▶ _Instructions to follow_:
Retype the run of lines that opens with the line containing "Write a web" and closes with the line containing "ctx.fillText('Per Cent', 40, 56);", exactly and inclusively, but skip the pictures.
# START OF Records for the task
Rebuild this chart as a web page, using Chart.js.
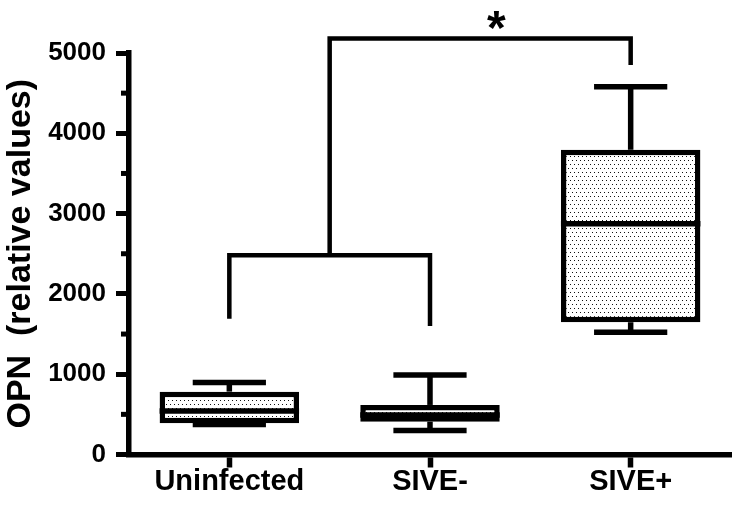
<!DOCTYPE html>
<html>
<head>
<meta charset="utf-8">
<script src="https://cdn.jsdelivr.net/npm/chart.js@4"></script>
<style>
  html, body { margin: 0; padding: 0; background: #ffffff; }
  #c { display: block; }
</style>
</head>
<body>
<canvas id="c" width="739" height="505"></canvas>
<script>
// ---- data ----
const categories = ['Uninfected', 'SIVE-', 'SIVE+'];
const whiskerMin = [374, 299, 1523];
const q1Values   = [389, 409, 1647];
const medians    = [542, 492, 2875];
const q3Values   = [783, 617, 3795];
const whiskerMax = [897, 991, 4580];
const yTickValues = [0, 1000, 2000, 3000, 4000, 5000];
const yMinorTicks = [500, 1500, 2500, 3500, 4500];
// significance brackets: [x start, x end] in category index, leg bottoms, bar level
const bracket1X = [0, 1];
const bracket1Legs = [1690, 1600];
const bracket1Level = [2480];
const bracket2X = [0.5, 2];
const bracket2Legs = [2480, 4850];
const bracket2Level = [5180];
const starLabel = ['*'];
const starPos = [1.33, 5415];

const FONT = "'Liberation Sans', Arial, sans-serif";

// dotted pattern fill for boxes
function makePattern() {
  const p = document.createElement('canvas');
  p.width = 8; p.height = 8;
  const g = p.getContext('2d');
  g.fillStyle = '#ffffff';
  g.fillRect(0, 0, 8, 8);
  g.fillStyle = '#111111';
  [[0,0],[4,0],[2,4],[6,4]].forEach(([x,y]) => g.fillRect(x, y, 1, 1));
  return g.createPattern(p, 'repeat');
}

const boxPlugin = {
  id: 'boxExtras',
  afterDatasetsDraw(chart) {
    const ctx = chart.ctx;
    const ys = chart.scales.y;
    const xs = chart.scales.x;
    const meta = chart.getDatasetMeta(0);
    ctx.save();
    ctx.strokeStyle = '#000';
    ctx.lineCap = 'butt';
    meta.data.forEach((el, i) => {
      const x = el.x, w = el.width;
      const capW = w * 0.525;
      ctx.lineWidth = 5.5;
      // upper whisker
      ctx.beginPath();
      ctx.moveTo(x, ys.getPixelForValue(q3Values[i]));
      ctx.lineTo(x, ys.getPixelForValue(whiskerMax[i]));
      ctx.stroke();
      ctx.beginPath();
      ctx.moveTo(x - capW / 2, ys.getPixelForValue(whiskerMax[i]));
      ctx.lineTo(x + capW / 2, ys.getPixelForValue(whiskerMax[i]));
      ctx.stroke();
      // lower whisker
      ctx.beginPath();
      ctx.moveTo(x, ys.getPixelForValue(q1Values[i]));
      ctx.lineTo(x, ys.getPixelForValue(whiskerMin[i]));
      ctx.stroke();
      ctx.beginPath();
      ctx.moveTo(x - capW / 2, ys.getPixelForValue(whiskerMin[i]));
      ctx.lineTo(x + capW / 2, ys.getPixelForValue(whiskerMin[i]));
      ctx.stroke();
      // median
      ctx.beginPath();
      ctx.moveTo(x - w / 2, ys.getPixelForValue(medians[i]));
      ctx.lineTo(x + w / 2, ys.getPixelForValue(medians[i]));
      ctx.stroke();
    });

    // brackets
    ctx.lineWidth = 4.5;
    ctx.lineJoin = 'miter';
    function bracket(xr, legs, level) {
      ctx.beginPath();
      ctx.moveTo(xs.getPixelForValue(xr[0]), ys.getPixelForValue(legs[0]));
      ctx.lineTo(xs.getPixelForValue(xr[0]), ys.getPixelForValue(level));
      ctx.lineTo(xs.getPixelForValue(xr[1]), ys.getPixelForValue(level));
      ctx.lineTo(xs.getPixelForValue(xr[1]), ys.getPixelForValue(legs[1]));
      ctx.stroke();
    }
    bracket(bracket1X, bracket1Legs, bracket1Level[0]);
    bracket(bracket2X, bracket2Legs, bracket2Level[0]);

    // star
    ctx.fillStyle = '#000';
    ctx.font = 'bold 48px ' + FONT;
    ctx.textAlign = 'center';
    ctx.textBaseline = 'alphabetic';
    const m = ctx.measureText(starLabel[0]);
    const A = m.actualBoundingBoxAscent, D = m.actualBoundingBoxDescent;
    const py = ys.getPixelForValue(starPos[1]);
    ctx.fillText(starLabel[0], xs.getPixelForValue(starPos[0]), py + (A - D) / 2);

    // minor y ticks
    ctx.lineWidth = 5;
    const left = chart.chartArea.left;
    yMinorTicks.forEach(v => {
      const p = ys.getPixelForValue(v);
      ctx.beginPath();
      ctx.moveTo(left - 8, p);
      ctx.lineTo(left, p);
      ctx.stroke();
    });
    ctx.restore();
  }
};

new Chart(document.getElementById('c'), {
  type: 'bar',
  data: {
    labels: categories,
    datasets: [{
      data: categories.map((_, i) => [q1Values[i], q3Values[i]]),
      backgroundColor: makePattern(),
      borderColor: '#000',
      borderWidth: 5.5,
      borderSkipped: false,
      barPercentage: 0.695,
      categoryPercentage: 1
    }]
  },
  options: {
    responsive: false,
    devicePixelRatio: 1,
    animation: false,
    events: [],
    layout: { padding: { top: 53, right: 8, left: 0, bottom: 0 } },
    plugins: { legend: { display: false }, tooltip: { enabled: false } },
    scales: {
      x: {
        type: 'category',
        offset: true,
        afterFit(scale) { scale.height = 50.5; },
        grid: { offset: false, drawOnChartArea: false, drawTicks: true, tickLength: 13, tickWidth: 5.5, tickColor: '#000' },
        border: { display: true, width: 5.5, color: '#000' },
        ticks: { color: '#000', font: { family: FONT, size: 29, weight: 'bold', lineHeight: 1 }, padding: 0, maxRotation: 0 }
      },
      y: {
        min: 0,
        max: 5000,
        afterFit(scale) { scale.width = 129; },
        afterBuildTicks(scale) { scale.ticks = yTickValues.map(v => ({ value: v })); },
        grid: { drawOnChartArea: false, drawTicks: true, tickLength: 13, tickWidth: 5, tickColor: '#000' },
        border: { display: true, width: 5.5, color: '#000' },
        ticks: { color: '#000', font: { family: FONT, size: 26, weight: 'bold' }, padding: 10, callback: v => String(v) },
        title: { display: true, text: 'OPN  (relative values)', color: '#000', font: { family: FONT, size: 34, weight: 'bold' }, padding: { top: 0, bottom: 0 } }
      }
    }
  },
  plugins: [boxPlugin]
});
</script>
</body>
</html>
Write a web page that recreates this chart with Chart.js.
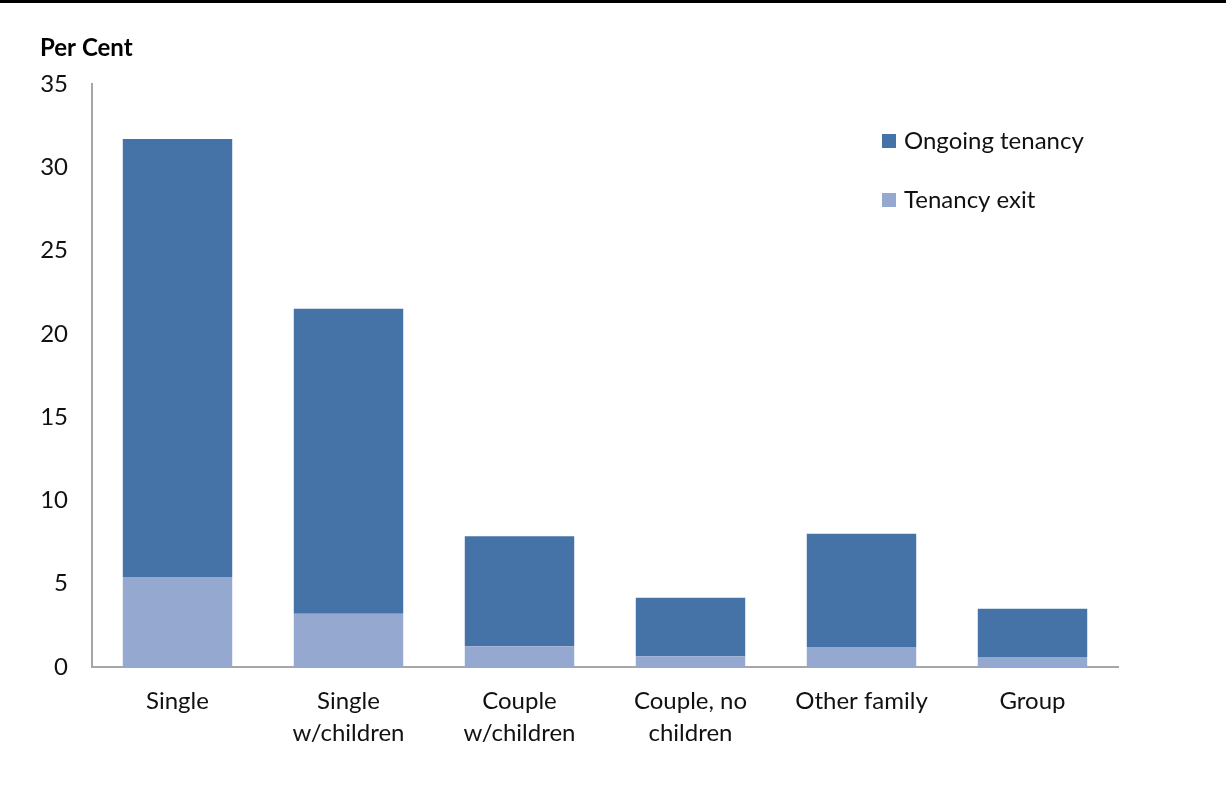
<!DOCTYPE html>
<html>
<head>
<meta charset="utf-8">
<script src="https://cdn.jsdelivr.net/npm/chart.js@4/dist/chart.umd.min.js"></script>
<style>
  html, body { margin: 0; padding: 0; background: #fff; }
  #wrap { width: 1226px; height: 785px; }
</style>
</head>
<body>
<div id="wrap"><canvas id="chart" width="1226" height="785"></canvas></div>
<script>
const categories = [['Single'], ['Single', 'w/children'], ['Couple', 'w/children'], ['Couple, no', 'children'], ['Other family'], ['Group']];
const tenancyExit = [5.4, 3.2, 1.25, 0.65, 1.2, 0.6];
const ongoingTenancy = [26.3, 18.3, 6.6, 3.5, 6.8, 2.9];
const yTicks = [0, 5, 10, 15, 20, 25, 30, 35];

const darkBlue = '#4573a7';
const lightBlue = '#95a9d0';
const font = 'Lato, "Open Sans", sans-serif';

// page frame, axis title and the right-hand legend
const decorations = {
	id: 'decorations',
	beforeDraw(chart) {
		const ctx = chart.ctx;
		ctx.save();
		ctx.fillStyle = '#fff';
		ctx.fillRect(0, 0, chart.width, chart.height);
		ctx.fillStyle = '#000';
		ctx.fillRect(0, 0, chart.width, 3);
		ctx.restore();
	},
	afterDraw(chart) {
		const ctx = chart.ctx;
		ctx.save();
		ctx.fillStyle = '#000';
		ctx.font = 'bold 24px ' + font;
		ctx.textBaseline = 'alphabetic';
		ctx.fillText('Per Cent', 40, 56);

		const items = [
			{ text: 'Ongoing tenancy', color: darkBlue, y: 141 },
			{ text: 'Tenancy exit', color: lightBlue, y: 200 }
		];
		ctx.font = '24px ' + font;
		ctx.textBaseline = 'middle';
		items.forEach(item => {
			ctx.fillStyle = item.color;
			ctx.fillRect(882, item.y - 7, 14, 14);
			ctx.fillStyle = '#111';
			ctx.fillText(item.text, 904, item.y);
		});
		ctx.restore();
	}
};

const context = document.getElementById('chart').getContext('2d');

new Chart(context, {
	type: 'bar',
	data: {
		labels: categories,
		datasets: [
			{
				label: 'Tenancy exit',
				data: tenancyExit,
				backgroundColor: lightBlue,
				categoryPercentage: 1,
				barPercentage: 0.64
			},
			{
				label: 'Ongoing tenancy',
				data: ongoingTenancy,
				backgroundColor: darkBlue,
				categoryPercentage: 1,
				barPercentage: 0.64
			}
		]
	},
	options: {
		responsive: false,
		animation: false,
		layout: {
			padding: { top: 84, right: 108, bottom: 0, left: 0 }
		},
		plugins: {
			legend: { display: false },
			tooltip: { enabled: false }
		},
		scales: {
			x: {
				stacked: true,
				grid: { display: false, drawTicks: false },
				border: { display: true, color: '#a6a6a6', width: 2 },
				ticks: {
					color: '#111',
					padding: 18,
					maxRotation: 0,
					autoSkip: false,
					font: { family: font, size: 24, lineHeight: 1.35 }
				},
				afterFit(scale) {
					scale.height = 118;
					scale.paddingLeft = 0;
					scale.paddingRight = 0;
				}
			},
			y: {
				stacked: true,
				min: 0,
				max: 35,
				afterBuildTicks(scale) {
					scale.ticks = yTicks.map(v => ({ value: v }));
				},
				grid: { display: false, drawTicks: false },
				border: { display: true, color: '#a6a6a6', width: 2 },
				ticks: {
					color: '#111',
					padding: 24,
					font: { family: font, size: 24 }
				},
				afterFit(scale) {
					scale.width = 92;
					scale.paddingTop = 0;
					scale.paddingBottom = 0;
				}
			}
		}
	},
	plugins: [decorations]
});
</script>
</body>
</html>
# END OF Records for the task
▶ _Solution to this task_:
Write a web page that recreates this chart with Chart.js.
<!DOCTYPE html>
<html>
<head>
<meta charset="utf-8">
<script src="https://cdn.jsdelivr.net/npm/chart.js@4/dist/chart.umd.min.js"></script>
<style>
  html, body { margin: 0; padding: 0; background: #fff; }
  #wrap { width: 1226px; height: 785px; }
</style>
</head>
<body>
<div id="wrap"><canvas id="chart" width="1226" height="785"></canvas></div>
<script>
const categories = [['Single'], ['Single', 'w/children'], ['Couple', 'w/children'], ['Couple, no', 'children'], ['Other family'], ['Group']];
const tenancyExit = [5.4, 3.2, 1.25, 0.65, 1.2, 0.6];
const ongoingTenancy = [26.3, 18.3, 6.6, 3.5, 6.8, 2.9];
const yTicks = [0, 5, 10, 15, 20, 25, 30, 35];

const darkBlue = '#4573a7';
const lightBlue = '#95a9d0';
const font = 'Lato, "Open Sans", sans-serif';

// page frame, axis title and the right-hand legend
const decorations = {
	id: 'decorations',
	beforeDraw(chart) {
		const ctx = chart.ctx;
		ctx.save();
		ctx.fillStyle = '#fff';
		ctx.fillRect(0, 0, chart.width, chart.height);
		ctx.fillStyle = '#000';
		ctx.fillRect(0, 0, chart.width, 3);
		ctx.restore();
	},
	afterDraw(chart) {
		const ctx = chart.ctx;
		ctx.save();
		ctx.fillStyle = '#000';
		ctx.font = 'bold 24px ' + font;
		ctx.textBaseline = 'alphabetic';
		ctx.fillText('Per Cent', 40, 56);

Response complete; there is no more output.